20th Century Women (2016) by Mike Mills
Review by Lydia Creech
As a 21st century woman (I think I count, even if I was born in the ‘90s), who feels a bit Midnight in Paris-y towards the 70’s (cinema, at least), the first thing I was struck by in 20th Century Women was the detail. The way people dressed and kitchens looked and the music cues all stood out very sharply against a story that felt dreamy and nebulous. Mills has highlighted the universality of growing up and change (from generations to decades to presidents to seasons) by focusing in on the specificity of detail--the Birkenstocks and how one holds a cigarette and dying your hair red because Bowie did. The moment feels endless but also bound forever to this time and place.
20th Century Women is a bit of an idyll. Set in the summer of ‘79 but stretching out in either direction in time with the help of still photography and voice over, it has the quality of memory--the important bits stand out, but the edges are fuzzy. The aforementioned music cues--for example Talking Heads or The Raincoats or Benny Goodman--all feel specific and grounding, but when Roger Neil’s score comes in it's all floaty and ethereal, reminding us that this time has passed. The particulars of the story don’t seem to matter much; rather, the people and moments that leave a searing impact on your life are remembered and attempted to put into context after the fact.

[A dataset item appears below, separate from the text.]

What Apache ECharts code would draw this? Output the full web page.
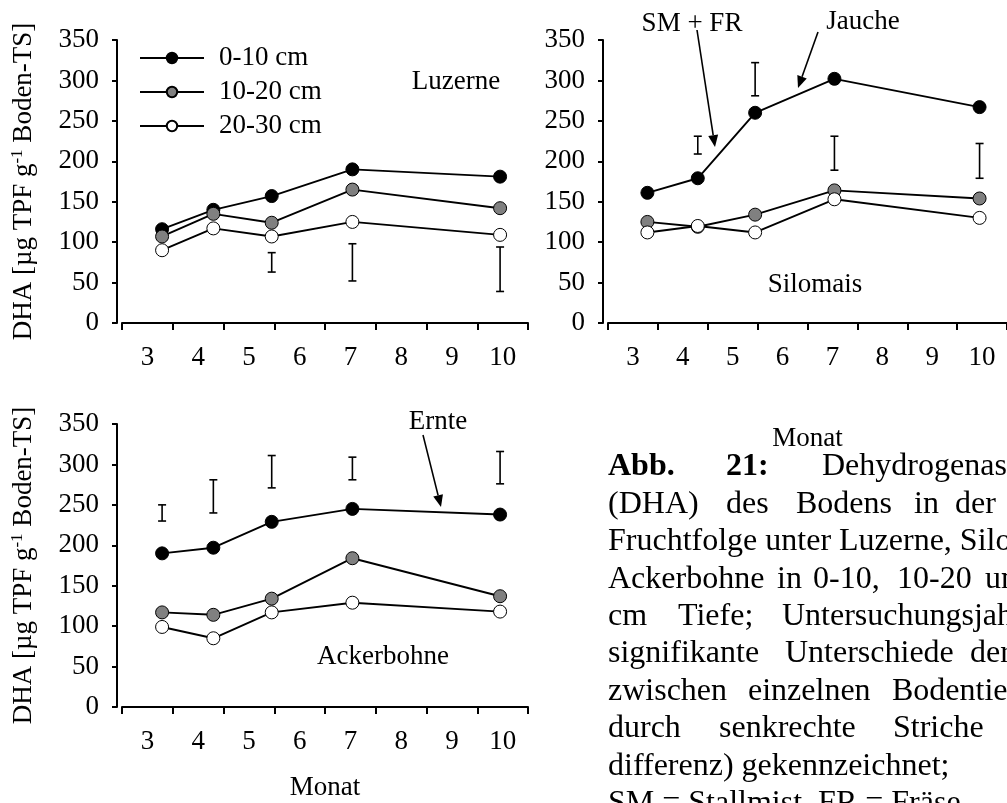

The story, such as it were, of 20th Century Women is that of Dorothea (Annette Benning), a single mom who enlists the help of her boarder, Abbie (Greta Gerwig), and her son’s best friend Julia (Elle Fanning) to help raise her teenaged son the best way they can. That’s a basic plot summary, but really the story comes secondary to the loving portraits director Mike Mills paints of all these characters. On the podcast, Andrew talked about Mills self-portrait of himself as the teenaged son in the story and his path to “male allyship.” It’s a lovely journey and picture of growth, and I think the strongest testament and culmination (so far) to Mills’s path is the fact that he made this movie with portraits of the titular women just as complex and affecting as his own.

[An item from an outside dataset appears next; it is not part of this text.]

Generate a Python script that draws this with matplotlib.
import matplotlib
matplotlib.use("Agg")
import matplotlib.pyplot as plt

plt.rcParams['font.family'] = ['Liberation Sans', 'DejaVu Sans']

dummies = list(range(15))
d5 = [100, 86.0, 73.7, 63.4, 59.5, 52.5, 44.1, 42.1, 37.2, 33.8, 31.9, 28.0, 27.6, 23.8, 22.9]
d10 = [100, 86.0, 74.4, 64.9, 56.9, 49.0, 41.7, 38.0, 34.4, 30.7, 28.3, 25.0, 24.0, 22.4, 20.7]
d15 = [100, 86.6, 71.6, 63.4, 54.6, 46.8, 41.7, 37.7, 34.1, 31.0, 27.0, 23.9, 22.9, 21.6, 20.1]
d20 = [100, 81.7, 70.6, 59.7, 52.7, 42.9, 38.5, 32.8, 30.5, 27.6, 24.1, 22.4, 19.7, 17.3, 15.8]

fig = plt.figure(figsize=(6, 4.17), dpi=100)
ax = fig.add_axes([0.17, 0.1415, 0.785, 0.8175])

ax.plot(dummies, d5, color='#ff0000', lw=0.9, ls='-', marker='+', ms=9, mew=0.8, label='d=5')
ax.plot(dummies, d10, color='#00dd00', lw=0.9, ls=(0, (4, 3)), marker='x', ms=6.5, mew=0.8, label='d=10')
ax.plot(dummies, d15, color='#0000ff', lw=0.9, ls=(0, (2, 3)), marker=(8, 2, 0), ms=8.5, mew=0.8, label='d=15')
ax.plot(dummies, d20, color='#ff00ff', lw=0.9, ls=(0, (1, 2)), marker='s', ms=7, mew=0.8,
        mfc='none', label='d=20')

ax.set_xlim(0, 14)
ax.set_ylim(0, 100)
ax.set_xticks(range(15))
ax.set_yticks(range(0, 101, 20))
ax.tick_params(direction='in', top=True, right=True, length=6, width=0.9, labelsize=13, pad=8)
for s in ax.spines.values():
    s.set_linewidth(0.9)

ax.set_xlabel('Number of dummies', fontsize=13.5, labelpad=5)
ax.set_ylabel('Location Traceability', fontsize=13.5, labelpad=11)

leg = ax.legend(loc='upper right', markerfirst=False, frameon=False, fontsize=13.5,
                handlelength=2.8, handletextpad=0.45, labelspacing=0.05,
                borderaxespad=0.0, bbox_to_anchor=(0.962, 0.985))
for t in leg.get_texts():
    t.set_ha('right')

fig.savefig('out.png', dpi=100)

The three women at the heart of 20th Century Women relatable and flawed and funny and beautiful, and, frankly, aspirational. Julia plays the “love interest,” I guess, except she refuses that sort of relationship and pigeonholing. She has her own problems to figure out, and she doesn’t want to complicate her best friendship (except maybe she sends confusing signals, but, being a teenager is HARD, and when he comes right up to “you sleep with everyone but me,” the movie is NOT on his side). Abbie takes on the “cool older sister” role, but she’s also dealing with some extremely serious reproductive health problems. Dorothea lived through The Great Depression and can come off a bit aloof, but she’s deeply saddened by necessarily growing apart from her son and only child. Bening absolutely breathes life into the role, and she was robbed an Oscar nom (but I do want Huppert to take it for Elle) They’re all in different places, approach life differently, and occasionally clash, but that’s not to say they cancel each other’s influence out. Each woman has her own story, and each is treated as important, in its own right and as a part of everyone else’s story, too.

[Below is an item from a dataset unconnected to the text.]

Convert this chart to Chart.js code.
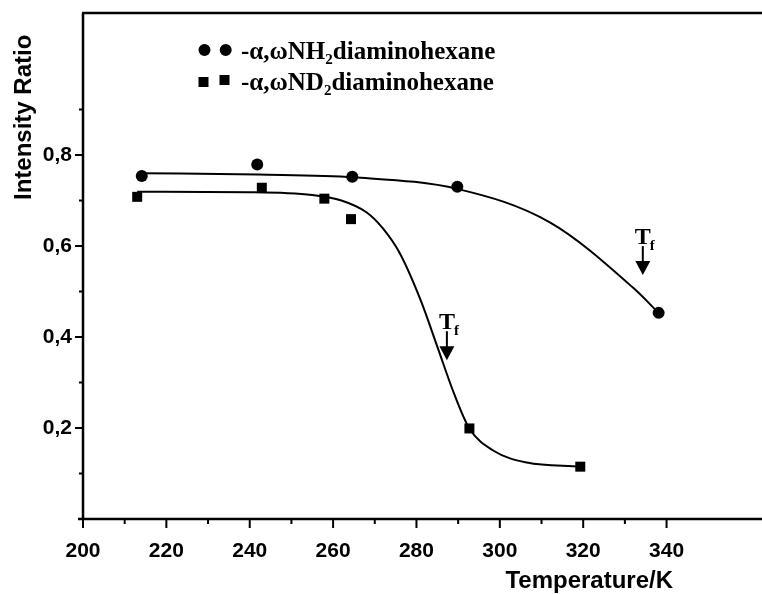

Just telling you some details of each woman’s life doesn’t get to how affecting it was to see them treated so carefully and completely onscreen, and I’m grateful to Mills for taking the time. I had such a strong strong reaction to just seeing ordinary women’s lives given a cinematic treatment. I saw bits of myself in Julia and Abbie, and I hope I can be as independent and self-assured (even when she’s not!) as Dorothea one day. It’s partly a failure on my part to seek these stories out (they do exist), but also a failure on the part of the industry to make and promote woman-centered films. As we frequently discuss on the podcast, your dollar at the boxoffice is your vote for the types of movies you want to see more of, and I hope you will take the time and go see this, too!